Carl Medearis shares about a visit to a missions school at a large church in Waco, Texas. He decided to try a similar test in a class-sized proportion. “Tell me,” he said to the group, “what is the gospel?” A young lady raised her hand. “The free gift of God.” “Good,” he said. He went to the chalkboard and wrote gift from God. “Somebody else?” “Freedom from sin,” a man called out. “Eternal life,” said another. “Keep going,” Carl encouraged them as he stayed busy at the chalkboard listing the items as they came in. Items such as freedom. Righteousness. Moral purity. Grace. Unconditional love. Healing and deliverance. Redemption. Faith in God. New life. After five minutes or so, the chalkboard was filled with a list of things that were believed to be the gospel. “Excellent,” Carl said. “Did we miss anything?” The room was silent for a minute. he could see heads turning. I could hear pages rustling. Everybody seemed to think there was something significant missing, but nobody wanted to volunteer to name the missing item. Finally, after the second minute of silence, a girl near the front raised her hand and asked, “how come none of us mentioned Jesus?” The silence of an “oops” filled the room. “Exactly,” Carl said. They closed the session and went to a break. Point made. The Gospel is the work of Jesus sent by the Father to die and raise again for sins, applied in lives by the Holy Spirit.

Conclusion

To recap, God created each one of us very good, in the Image of God. But then sin entered the world, which is why we see so much suffering, death, and pain in the world. Then Jesus was sent by the Father to die and raise again for sins, and his work on the Cross is applied in our lives by the Holy Spirit. That’s it. That’s the “what” of what we believe. It’s the message that Paul delivers on his many missionary journeys in the Bible, and what we are to deliver to those around us who don’t know Christ.

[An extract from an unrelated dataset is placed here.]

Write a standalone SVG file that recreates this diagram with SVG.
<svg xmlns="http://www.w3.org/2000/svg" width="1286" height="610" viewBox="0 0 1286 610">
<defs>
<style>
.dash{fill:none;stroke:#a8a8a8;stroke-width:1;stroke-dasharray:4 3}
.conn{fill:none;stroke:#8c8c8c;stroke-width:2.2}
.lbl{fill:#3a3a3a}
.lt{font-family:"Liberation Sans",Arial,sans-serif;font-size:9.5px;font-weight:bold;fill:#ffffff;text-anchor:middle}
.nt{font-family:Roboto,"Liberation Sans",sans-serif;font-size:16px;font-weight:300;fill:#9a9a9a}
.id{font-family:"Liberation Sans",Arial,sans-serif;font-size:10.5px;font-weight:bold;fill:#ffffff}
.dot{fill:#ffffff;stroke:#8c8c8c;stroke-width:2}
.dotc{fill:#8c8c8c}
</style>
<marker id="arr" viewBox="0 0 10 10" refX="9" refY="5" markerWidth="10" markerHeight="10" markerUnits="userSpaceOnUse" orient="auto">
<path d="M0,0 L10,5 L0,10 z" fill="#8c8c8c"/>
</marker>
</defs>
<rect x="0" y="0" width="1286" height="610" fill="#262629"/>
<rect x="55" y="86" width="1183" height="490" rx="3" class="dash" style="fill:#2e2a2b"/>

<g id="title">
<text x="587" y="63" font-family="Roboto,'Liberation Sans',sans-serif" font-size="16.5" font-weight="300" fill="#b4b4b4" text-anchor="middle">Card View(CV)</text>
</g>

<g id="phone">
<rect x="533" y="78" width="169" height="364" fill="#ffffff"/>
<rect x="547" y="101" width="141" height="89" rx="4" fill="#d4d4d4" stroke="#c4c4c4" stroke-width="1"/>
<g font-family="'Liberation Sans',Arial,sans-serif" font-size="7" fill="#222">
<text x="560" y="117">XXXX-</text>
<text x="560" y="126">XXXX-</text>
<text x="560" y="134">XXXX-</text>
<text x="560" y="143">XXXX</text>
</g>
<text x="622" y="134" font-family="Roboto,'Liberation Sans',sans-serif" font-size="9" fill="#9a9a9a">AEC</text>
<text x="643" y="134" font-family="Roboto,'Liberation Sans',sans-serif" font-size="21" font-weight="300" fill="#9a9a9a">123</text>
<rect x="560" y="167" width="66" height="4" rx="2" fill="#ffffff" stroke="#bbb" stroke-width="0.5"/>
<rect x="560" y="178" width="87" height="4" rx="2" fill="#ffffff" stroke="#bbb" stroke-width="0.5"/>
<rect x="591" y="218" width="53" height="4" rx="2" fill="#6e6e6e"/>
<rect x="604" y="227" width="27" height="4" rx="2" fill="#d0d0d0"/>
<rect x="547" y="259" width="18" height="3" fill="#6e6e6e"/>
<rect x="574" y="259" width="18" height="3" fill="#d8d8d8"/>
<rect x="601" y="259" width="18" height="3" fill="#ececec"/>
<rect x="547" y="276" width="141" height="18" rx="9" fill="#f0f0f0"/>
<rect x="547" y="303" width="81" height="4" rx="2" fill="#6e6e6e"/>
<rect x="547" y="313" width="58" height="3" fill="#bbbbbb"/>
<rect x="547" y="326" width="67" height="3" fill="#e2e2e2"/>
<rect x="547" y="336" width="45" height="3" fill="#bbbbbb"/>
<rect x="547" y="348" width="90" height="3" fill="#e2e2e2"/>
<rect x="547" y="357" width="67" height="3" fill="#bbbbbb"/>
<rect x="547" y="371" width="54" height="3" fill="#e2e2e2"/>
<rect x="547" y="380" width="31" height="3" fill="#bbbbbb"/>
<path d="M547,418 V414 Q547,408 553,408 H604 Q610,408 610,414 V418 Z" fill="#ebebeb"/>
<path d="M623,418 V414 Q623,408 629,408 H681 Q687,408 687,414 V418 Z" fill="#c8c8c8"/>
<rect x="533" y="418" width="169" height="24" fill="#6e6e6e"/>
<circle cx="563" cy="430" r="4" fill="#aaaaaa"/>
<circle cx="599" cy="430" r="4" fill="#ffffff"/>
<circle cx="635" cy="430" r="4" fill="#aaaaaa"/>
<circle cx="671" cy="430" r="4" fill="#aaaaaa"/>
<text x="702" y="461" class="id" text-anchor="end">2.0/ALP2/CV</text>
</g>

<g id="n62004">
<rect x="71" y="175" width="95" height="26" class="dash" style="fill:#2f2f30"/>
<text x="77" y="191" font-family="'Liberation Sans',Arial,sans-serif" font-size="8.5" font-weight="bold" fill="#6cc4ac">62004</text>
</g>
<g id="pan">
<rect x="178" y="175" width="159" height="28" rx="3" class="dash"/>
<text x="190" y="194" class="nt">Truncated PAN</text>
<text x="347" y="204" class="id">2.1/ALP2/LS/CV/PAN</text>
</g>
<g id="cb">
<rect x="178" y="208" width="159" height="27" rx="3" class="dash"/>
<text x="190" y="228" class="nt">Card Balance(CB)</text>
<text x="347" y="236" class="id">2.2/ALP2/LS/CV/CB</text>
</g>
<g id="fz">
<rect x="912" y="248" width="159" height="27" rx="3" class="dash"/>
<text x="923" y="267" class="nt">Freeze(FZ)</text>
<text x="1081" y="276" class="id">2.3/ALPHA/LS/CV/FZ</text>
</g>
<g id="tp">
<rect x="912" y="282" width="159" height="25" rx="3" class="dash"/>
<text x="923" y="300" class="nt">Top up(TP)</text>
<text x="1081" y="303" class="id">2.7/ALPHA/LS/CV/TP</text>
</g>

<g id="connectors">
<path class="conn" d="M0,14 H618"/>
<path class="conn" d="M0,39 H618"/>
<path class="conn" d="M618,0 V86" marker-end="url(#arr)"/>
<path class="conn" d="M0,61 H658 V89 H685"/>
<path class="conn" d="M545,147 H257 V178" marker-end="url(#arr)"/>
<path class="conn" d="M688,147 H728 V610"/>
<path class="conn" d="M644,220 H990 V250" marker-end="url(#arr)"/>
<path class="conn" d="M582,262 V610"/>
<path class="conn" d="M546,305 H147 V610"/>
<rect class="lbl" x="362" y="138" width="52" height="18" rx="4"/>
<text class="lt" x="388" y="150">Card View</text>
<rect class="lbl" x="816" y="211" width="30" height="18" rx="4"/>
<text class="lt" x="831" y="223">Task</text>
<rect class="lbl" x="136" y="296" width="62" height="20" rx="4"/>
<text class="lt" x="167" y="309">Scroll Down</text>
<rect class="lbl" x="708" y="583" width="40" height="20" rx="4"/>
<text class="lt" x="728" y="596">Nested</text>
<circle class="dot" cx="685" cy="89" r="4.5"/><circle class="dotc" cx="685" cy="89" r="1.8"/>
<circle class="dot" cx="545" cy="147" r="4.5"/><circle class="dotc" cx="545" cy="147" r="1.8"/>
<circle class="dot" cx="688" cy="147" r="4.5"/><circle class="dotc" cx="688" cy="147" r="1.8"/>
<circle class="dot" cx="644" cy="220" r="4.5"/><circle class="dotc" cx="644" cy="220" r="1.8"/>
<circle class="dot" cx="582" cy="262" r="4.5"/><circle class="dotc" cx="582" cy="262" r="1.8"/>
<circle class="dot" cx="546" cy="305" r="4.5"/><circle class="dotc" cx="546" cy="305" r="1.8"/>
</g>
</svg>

A pastor was passing a big department store. Knowing the owner, he followed a sudden impulse to go in and talk to the owner about salvation. Finding him, he said: “I’ve talked beds and carpets and bookcases with you, but I’ve never talked my business with you. Would you give me a few minutes to do so?” Curious, the business owner led him into the private office, and the minister took out his New Testament and showed him passage after passage that showed his need to accept Jesus Christ. Finally the tears began to roll down his cheeks, and he said to the pastor: “I’m seventy years of age. I was born in this city, and more than a hundred ministers, and more than five hundred church officers have known me as you have, to do business with, but in all these years you are the only man who ever spoke to me about my soul.”
I sat in that classroom in 2013 feeling betrayed. Wondering how I could possibly have gone over twenty years in the faith without ever having been taught how to explain the gospel in a clear, simple way to people. Today we’ve talked about the what of the Gospel. Next week, we’ll talk about the how. After all, Paul says in 1 Corinthians 15:3, “I delivered to you as of first importance what I also received: that Christ died for our sins in accordance with the Scriptures.” Let’s follow Paul’s lead as we learn the what, the how, and the who of the gospel.